> Task details:
Each line that includes the string "script" counts once; give the total and nothing else.

> Task input:
%%

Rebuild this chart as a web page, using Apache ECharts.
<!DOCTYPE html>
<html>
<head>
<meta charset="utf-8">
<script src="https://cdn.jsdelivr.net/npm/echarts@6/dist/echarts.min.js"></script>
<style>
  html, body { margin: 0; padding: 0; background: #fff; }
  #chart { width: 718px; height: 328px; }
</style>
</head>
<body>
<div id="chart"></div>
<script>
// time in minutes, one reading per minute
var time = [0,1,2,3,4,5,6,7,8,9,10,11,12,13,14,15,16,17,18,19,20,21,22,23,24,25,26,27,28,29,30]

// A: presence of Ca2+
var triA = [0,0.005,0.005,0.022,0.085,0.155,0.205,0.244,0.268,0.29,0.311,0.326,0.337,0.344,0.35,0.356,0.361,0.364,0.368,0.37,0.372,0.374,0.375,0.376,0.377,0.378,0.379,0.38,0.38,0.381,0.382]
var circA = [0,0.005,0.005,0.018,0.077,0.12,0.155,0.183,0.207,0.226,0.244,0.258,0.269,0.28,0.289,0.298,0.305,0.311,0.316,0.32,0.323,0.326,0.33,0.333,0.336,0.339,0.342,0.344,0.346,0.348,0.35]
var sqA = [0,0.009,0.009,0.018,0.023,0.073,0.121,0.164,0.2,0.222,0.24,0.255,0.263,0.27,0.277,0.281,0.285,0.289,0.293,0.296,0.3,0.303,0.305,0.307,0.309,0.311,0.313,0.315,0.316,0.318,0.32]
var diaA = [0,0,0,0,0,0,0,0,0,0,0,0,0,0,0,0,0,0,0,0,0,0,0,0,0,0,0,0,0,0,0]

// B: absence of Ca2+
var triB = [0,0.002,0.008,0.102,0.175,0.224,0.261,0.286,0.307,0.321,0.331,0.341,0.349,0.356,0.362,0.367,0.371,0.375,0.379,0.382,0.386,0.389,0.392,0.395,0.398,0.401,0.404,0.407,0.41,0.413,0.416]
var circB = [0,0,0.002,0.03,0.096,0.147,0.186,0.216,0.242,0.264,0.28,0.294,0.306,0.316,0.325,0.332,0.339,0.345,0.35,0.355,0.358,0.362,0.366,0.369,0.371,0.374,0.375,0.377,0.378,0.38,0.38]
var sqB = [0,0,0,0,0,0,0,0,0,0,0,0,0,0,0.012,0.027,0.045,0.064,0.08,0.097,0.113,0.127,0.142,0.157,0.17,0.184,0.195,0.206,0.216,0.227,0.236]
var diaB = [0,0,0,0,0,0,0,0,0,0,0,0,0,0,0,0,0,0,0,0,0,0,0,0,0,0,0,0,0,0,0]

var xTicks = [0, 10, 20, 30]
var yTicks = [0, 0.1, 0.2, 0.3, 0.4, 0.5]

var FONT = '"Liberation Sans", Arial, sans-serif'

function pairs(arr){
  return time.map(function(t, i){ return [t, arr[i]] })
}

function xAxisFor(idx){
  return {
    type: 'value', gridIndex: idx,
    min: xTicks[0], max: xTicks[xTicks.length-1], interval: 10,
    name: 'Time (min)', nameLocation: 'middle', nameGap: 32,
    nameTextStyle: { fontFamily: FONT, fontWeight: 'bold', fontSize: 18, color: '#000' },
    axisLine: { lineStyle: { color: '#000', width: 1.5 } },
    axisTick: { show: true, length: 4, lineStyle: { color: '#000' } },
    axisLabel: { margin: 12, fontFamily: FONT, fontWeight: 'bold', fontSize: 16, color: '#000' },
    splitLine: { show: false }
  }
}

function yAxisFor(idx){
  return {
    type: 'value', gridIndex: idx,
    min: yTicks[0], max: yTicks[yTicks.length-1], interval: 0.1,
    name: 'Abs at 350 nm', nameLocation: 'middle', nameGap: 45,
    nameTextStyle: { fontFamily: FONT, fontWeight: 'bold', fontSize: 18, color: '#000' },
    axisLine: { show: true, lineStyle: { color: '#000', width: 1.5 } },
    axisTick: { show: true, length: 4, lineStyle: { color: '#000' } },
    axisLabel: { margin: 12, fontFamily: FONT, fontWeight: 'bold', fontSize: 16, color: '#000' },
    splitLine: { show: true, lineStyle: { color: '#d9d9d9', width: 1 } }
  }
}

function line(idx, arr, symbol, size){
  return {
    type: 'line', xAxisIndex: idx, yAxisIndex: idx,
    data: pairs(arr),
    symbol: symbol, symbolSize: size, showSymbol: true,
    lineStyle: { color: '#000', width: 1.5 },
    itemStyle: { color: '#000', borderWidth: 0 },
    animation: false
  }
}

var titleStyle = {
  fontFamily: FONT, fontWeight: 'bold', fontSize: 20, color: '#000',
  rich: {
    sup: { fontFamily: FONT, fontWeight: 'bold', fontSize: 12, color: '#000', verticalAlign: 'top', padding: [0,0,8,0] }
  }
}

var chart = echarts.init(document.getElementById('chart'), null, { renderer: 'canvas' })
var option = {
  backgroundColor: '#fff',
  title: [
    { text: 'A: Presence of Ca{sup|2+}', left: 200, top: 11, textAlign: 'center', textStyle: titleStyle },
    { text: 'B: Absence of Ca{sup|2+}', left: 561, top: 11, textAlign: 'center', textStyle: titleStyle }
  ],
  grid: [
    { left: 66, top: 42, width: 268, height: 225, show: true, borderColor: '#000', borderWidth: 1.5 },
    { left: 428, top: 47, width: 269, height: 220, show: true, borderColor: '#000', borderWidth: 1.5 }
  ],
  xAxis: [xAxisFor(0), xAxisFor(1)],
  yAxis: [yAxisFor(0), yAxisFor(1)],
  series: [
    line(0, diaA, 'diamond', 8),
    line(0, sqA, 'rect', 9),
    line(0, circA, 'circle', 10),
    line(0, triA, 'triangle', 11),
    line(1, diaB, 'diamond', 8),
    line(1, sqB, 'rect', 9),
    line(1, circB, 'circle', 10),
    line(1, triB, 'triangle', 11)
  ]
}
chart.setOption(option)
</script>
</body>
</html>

%%
%%

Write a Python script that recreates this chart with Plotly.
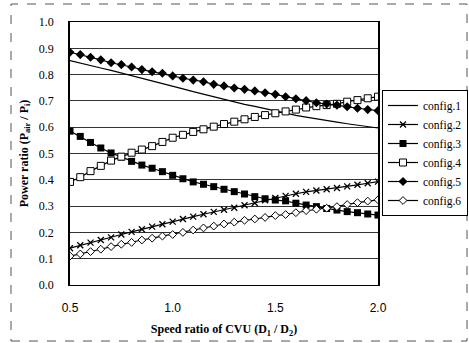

%%

> Reply:
4